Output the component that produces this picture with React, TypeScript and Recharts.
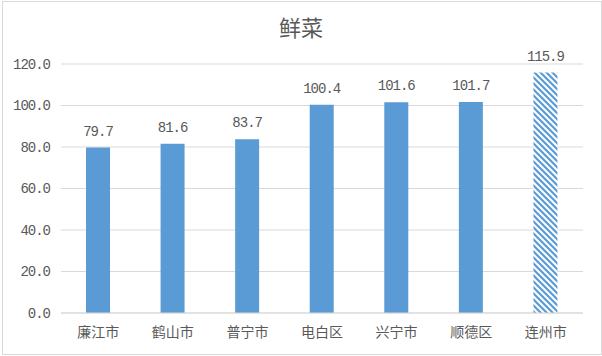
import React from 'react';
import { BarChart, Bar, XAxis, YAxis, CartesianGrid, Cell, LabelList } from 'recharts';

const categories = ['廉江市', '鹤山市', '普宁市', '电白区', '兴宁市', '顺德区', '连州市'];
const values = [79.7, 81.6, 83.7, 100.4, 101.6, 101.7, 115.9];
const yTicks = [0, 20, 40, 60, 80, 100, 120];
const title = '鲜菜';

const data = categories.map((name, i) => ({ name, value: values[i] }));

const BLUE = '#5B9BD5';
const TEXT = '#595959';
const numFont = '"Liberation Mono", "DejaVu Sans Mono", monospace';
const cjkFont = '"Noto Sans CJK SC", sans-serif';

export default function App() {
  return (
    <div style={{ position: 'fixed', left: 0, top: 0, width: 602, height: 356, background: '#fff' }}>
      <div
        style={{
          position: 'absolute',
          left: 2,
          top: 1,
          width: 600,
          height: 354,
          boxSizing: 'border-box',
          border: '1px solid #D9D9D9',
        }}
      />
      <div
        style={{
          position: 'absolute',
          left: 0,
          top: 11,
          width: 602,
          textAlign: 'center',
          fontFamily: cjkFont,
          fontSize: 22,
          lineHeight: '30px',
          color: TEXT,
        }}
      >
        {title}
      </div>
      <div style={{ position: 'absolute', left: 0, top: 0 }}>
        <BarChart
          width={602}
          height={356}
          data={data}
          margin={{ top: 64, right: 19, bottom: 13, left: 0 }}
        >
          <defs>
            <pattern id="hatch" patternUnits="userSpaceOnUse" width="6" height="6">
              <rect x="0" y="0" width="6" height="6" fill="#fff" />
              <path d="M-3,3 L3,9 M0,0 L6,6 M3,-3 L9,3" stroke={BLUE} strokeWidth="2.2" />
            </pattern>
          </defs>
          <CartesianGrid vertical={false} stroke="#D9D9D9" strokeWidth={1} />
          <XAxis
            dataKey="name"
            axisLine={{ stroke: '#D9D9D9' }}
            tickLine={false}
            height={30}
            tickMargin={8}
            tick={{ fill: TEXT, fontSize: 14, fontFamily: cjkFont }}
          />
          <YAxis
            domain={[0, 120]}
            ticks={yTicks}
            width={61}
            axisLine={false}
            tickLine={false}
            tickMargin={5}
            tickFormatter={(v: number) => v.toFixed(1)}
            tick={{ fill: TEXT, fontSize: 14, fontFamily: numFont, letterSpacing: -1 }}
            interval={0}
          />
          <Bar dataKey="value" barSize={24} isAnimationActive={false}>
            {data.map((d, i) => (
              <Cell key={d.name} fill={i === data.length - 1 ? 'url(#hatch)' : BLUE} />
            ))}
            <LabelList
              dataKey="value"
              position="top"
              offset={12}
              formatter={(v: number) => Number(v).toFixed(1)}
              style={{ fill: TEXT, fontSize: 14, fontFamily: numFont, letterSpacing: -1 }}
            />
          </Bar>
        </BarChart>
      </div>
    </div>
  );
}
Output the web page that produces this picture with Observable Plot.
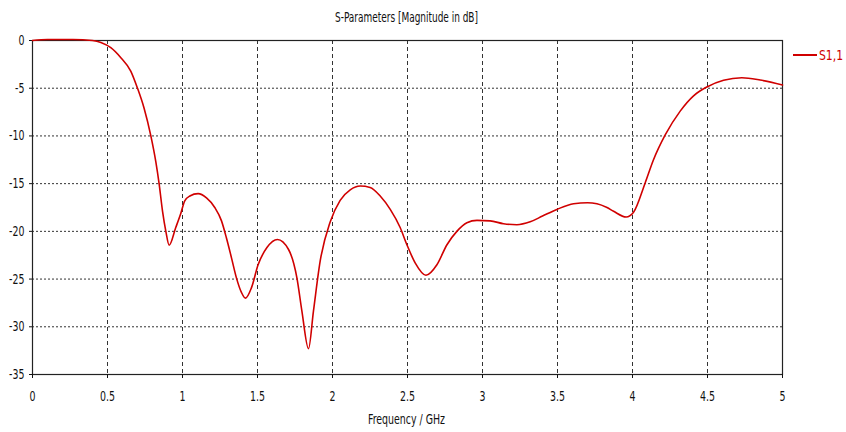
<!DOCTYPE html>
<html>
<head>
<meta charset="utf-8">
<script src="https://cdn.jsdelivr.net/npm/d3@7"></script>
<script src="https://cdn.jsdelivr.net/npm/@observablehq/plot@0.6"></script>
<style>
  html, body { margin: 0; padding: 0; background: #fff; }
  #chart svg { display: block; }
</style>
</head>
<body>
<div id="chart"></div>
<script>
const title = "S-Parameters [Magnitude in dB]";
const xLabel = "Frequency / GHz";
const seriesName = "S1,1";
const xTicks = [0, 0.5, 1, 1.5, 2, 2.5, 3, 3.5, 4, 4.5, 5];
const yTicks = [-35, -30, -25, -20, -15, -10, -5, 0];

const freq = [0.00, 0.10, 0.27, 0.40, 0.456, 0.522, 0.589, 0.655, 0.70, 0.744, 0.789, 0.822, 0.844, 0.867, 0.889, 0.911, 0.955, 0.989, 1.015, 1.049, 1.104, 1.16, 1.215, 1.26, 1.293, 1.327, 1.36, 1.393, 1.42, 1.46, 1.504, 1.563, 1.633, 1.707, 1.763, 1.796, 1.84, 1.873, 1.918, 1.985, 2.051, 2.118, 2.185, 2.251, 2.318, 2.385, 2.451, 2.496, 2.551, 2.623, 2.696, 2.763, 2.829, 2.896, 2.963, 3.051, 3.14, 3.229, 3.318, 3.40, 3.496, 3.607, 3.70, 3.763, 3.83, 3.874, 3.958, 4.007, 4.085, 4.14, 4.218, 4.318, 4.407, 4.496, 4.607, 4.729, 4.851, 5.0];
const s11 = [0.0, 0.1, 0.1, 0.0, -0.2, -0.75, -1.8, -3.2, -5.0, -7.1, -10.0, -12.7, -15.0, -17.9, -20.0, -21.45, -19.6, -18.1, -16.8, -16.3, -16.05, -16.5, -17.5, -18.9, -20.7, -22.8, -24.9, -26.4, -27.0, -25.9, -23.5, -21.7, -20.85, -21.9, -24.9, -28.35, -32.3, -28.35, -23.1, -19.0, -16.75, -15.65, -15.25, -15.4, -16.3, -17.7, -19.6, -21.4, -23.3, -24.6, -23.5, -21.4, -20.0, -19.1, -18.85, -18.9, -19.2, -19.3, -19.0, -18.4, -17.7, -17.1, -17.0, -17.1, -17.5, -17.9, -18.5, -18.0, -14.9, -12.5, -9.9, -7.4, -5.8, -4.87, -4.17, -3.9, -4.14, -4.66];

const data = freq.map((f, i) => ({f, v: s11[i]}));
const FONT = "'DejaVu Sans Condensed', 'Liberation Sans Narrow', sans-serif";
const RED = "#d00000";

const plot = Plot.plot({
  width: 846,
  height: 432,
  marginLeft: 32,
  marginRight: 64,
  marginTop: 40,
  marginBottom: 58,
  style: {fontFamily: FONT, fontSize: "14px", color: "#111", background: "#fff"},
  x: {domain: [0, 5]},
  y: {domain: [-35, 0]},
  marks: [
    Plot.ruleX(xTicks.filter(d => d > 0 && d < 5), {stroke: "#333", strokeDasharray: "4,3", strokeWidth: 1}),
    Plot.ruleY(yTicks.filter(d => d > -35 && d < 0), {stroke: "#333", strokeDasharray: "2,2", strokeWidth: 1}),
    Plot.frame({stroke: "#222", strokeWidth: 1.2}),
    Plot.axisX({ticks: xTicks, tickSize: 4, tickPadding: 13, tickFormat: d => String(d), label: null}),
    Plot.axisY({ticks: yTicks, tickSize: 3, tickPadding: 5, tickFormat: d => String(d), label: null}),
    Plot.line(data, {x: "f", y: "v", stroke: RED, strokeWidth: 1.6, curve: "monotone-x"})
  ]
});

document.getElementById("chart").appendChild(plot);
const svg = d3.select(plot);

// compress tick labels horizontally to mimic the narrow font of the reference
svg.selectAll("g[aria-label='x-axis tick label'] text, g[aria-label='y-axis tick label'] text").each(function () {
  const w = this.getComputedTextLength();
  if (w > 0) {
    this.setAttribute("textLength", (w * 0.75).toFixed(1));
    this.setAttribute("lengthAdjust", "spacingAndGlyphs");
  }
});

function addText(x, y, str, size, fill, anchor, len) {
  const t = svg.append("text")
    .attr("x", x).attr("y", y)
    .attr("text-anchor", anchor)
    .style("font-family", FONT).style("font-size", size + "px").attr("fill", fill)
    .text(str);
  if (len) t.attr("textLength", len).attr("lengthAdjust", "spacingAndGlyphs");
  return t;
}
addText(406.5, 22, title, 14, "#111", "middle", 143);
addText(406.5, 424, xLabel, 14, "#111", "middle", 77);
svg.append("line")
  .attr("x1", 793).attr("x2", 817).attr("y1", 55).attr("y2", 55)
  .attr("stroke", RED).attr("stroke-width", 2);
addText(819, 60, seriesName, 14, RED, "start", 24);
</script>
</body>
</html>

### [Given request]
Look at the listing and set down only the lines from its start through the line with "const data = categories.map((name, i)", word for word and without pictures.

### [Exercise output]
Output the component that produces this picture with React, TypeScript and Recharts.
import React from 'react';
import { BarChart, Bar, XAxis, YAxis, CartesianGrid, Cell, LabelList } from 'recharts';

const categories = ['廉江市', '鹤山市', '普宁市', '电白区', '兴宁市', '顺德区', '连州市'];
const values = [79.7, 81.6, 83.7, 100.4, 101.6, 101.7, 115.9];
const yTicks = [0, 20, 40, 60, 80, 100, 120];
const title = '鲜菜';

const data = categories.map((name, i) => ({ name, value: values[i] }));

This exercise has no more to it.